> Aim of the task
Repeat exactly the lines from the start of the material below up to and including the "L, R, T, B = 105, 29, 110, 43" line.

(Stored entries)
________________________
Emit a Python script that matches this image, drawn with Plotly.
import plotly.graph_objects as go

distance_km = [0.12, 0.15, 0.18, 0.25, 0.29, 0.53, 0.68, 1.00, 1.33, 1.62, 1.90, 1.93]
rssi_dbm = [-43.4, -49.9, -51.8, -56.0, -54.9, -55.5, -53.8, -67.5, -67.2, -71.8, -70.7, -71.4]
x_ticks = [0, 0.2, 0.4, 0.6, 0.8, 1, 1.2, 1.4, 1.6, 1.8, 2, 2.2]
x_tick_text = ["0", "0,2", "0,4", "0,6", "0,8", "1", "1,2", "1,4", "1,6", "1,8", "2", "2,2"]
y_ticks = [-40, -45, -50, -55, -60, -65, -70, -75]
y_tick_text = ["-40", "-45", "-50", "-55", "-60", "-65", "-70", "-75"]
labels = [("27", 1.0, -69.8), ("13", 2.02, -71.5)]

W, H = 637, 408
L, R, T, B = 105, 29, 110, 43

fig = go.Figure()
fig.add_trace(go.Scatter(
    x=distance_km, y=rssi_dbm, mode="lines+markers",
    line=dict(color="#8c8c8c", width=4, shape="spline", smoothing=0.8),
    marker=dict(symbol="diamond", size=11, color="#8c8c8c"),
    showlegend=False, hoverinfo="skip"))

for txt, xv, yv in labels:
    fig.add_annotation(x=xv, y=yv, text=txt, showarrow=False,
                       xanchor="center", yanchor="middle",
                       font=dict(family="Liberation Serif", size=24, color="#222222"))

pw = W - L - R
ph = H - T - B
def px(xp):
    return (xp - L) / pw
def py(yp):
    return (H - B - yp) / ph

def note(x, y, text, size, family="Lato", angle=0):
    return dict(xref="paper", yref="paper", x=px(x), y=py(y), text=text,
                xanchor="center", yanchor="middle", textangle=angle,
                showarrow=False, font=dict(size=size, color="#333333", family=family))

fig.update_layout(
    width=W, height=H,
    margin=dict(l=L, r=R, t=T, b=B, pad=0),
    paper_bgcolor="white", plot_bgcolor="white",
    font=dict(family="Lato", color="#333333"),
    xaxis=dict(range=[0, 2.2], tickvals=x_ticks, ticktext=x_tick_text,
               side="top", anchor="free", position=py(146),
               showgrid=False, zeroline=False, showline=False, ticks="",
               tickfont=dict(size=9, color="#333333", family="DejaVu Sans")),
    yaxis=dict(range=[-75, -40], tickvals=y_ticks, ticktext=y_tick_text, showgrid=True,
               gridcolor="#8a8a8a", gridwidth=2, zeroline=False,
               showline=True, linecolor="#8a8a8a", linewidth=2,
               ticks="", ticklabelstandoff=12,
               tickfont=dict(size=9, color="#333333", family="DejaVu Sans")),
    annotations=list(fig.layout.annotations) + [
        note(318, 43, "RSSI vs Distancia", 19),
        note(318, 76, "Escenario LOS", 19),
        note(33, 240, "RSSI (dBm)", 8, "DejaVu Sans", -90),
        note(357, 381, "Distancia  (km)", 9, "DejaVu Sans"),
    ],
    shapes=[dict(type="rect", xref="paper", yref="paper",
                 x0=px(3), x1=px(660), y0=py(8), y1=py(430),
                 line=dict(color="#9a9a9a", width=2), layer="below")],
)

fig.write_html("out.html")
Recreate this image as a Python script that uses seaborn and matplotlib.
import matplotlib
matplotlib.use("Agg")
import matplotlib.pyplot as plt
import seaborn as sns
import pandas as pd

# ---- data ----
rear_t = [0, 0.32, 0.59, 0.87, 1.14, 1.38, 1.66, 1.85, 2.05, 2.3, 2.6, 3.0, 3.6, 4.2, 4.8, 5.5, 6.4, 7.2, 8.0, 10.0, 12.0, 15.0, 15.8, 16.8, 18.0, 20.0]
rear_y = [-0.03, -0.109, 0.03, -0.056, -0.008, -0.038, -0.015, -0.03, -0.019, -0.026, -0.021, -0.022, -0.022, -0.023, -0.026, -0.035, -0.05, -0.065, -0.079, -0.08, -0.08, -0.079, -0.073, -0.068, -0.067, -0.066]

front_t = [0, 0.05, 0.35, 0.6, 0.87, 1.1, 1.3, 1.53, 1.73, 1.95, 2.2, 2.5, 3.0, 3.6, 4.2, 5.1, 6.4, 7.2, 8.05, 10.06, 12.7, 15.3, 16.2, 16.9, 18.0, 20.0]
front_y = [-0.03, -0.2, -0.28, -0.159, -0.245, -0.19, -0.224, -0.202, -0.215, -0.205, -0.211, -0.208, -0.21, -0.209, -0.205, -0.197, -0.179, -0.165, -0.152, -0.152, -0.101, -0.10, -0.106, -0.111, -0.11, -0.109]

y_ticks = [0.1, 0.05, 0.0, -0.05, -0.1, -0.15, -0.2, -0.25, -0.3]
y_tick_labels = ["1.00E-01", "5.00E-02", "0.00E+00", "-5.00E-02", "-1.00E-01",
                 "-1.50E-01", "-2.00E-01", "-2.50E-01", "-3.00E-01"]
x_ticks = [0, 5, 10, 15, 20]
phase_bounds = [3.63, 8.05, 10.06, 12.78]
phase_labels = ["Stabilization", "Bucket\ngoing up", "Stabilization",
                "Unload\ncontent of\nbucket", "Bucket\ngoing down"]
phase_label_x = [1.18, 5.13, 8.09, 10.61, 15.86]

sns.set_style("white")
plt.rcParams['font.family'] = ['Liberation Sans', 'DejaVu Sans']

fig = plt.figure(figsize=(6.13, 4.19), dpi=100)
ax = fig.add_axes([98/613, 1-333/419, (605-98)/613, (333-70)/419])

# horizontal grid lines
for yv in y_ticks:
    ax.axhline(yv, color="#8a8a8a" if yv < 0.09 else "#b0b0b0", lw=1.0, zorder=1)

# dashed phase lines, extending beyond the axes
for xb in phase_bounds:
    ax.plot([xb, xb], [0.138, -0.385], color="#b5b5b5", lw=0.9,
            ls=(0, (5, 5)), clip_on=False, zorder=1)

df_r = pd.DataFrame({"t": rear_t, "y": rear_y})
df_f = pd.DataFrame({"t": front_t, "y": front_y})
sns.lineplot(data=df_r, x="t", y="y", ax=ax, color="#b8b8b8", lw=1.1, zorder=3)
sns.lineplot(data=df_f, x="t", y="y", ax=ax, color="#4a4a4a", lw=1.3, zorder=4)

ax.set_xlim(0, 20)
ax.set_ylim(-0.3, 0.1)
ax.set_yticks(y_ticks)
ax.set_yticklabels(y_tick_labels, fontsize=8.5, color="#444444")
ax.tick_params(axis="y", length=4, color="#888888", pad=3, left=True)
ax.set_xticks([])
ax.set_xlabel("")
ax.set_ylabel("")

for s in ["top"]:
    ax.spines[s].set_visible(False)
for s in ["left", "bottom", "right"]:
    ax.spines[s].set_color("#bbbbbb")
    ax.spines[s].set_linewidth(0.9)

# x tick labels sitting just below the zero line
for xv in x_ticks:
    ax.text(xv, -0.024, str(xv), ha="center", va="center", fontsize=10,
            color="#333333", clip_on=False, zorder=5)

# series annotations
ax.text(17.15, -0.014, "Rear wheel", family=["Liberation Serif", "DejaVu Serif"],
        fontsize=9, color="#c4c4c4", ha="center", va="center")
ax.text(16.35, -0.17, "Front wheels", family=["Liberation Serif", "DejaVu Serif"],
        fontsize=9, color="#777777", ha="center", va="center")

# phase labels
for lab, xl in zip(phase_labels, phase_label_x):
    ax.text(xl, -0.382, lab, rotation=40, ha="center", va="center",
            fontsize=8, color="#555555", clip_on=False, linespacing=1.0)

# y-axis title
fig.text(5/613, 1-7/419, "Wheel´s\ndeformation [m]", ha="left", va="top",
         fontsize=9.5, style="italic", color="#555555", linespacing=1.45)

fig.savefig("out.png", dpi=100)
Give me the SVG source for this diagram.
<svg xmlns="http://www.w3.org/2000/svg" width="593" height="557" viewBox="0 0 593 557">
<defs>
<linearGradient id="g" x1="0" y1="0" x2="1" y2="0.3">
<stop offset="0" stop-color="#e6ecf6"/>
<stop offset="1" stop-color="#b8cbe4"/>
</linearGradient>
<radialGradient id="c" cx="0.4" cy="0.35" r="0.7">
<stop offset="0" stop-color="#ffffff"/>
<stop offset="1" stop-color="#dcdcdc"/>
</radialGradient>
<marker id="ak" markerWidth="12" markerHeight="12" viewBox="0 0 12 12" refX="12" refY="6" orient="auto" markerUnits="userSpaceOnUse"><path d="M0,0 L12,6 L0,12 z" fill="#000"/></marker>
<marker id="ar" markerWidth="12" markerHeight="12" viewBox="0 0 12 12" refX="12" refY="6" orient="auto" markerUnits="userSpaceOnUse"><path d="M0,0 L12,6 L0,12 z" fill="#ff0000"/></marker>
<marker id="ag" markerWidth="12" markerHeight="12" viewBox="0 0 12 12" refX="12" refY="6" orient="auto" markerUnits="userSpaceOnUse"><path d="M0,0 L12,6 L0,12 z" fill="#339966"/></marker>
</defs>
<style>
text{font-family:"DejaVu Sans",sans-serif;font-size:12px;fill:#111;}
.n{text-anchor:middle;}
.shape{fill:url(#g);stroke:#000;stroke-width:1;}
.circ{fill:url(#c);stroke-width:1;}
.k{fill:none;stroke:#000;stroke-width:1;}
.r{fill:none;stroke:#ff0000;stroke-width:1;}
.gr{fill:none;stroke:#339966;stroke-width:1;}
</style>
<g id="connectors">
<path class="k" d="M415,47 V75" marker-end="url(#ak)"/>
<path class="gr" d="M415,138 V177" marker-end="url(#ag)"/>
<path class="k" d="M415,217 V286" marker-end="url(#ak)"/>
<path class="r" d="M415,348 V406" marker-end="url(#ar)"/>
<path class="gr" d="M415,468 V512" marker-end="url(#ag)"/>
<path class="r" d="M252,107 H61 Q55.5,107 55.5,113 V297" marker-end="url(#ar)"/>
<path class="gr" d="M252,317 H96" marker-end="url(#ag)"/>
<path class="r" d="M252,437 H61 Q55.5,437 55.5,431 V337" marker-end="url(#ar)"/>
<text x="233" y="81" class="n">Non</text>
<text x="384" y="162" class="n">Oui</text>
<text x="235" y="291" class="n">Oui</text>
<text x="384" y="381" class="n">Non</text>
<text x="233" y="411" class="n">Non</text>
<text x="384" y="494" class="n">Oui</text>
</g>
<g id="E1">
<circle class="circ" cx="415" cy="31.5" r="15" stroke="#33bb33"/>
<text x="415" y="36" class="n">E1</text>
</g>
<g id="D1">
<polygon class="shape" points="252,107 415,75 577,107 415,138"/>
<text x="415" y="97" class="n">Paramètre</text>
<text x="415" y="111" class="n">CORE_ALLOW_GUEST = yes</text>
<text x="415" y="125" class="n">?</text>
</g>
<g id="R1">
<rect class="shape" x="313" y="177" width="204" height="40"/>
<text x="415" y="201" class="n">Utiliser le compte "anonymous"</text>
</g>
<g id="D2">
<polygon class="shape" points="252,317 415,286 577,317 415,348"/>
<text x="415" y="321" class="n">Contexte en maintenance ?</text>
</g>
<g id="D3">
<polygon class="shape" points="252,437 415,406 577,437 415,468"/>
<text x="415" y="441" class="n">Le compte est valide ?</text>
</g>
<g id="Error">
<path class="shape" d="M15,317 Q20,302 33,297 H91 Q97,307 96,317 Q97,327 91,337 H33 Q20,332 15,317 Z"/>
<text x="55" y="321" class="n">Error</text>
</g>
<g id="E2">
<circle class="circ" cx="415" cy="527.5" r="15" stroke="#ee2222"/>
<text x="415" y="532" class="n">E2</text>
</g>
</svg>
________________________
> Task output
Emit a Python script that matches this image, drawn with Plotly.
import plotly.graph_objects as go

distance_km = [0.12, 0.15, 0.18, 0.25, 0.29, 0.53, 0.68, 1.00, 1.33, 1.62, 1.90, 1.93]
rssi_dbm = [-43.4, -49.9, -51.8, -56.0, -54.9, -55.5, -53.8, -67.5, -67.2, -71.8, -70.7, -71.4]
x_ticks = [0, 0.2, 0.4, 0.6, 0.8, 1, 1.2, 1.4, 1.6, 1.8, 2, 2.2]
x_tick_text = ["0", "0,2", "0,4", "0,6", "0,8", "1", "1,2", "1,4", "1,6", "1,8", "2", "2,2"]
y_ticks = [-40, -45, -50, -55, -60, -65, -70, -75]
y_tick_text = ["-40", "-45", "-50", "-55", "-60", "-65", "-70", "-75"]
labels = [("27", 1.0, -69.8), ("13", 2.02, -71.5)]

W, H = 637, 408
L, R, T, B = 105, 29, 110, 43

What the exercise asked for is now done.